Damian is a Chartered Quantity Surveyor with over 30 year’s professional experience covering many areas of the construction industry. He has practical experience of most major forms of contract including JCT, ICE, NEC, MF/1, IChemE and FIDIC.
Damian has provided procurement, contract and claim management services to private companies (employers and contractors) and government agencies across the globe and is a testified quantum expert witness.
Hi Damian, thank you for taking this time to talk with us. Can we start by asking you to describe yourself in 10 words?
Hello, and thank you for listening. I must admit, I do not like these types of questions, but I will give it a go, but may not be able to think of 10 words, well not 10 that you can print! Motivated, enquiring, forensic, focused, practical, tenacious. Some people who have worked with me, may use other words to describe me, such as a pain in the arse, due to forensic nature of much of the work I do and my tenacity.
Expanding on this, can you tell us a little bit about yourself?

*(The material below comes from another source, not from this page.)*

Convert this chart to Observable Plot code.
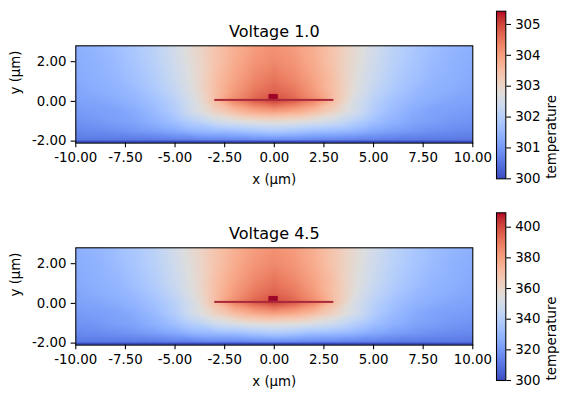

I am driven by my motivation to work on interesting projects, solving complex issues, and working with similarly motivated people with enquiring and changeling traits. This has lead me to work with some great teams across the world and on some of the world’s most iconic construction projects; from managing risk on T5, writing expert reports on cost control on a multi-billion-dollar oil and gas project in Kazakhstan, managing a team defending +£300m claim in Qatar, leading the procurement strategy on the 2022 FIFA World Cup QatarTM, testifying in Paris, and helping to resolve disputes in Yorkshire.
So that is you. Can you now tell us about your experience with NEC3?
This makes me feel old, my experience with NEC contracts started about twenty-years ago, back in 1997 when I was part of a small advisory team who were trying to implement more innovative approaches to construction procurement, encouraging partnering, incentivisation and risk management. The team was influential in the adoption of the NEC on a number of major petrochemical facilities and various infrastructure programmes. We were running workshops, developing client’s standard tender documentation and contract manuals and provided a phoneline services, a bit like ‘phone a friend’ where we would answer questions from client teams new to the NEC. After the NEC became more established, particularly on infrastructure projects, I advised various project teams and clients on the administration of the NEC, including managing risk on T5. I even tried to convert a client to the NEC in the Middle East. Increasing my experiences with NEC has been assisting parties resolve disputes throughout the north of England and Scotland.
What is the hardest thing that you've had to deal with on an NEC Project?
A reoccurring theme, which is probably due to the fact that I generally get appointed when problems occur, and relates to the status and the identification of the Accepted Programme. This is generally a combination of contractors not providing programmes in accordance with the contract, and clients not accepting programmes as required by the contract. Although the NEC has been in use for over twenty years there is still a lack of understanding of the contract from all sides of the industry; clients, contractors and consultants and programme management appears to be particularly problematic. Due to the importance of the Accepted Programme it can be difficult to assess and reach agreement on the impact of delay of events on the programme where the parties fail to adhere to the programme requirements. At times, it seems like there is a reluctance commit the construction programme to paper and a real failure to understand that robust up-to-date programme benefits both parties.
On the flip side, what is it that you really like about NEC3?
I am a keen advocate of effective risk management to provide clarity and certainty in project requirements, and the early warning provisions are a risk management mechanism with the aim of the early identification and management of risks before they become problems.
The contract is clear and simple; telling the parties what to do and when to do it, more of a project manual with explicit obligations. A bit like the adage “good fences makes good neighbours” this, in turn, should reduce differences and disputes.
And an unintended consequence of NEC?
The theme of foresight and prospective analysis of events works when the contract is administered correctly. However, when the parties fail to comply with the contract; particularly the notification of compensation events, the requests for, the submission and acceptance of quotations, and the risk has not been transferred, the use of a prospective analysis can result an incorrect demonstration of the extension of time. Anything retrospective should to be considered on the facts and not retrospectively in a prospective manner as provided by the contract.
If you could change one thing about NEC3, what would it be?
The inclusion of a clear methodology for the retrospective analysis of delay to the completion of the works in the event that the parties fail to comply with the contract.
Finally, how do you respond to criticism of NEC3?
Criticism usually comes from those who have had bad experiences with the NEC. However, in my experience, the bad experiences are usually due to the management of the contract, not the contract itself, the root cause being either lack of understanding or bad behaviour. This is not unique to the NEC contract; the bad user experience and problems of the construction industry are well known and well documented. These problems existed before the NEC and part of the catalyst that inspired the development of the NEC.
Many thanks for your time Damian, and for offering such great insights into your considerable experiences with NEC.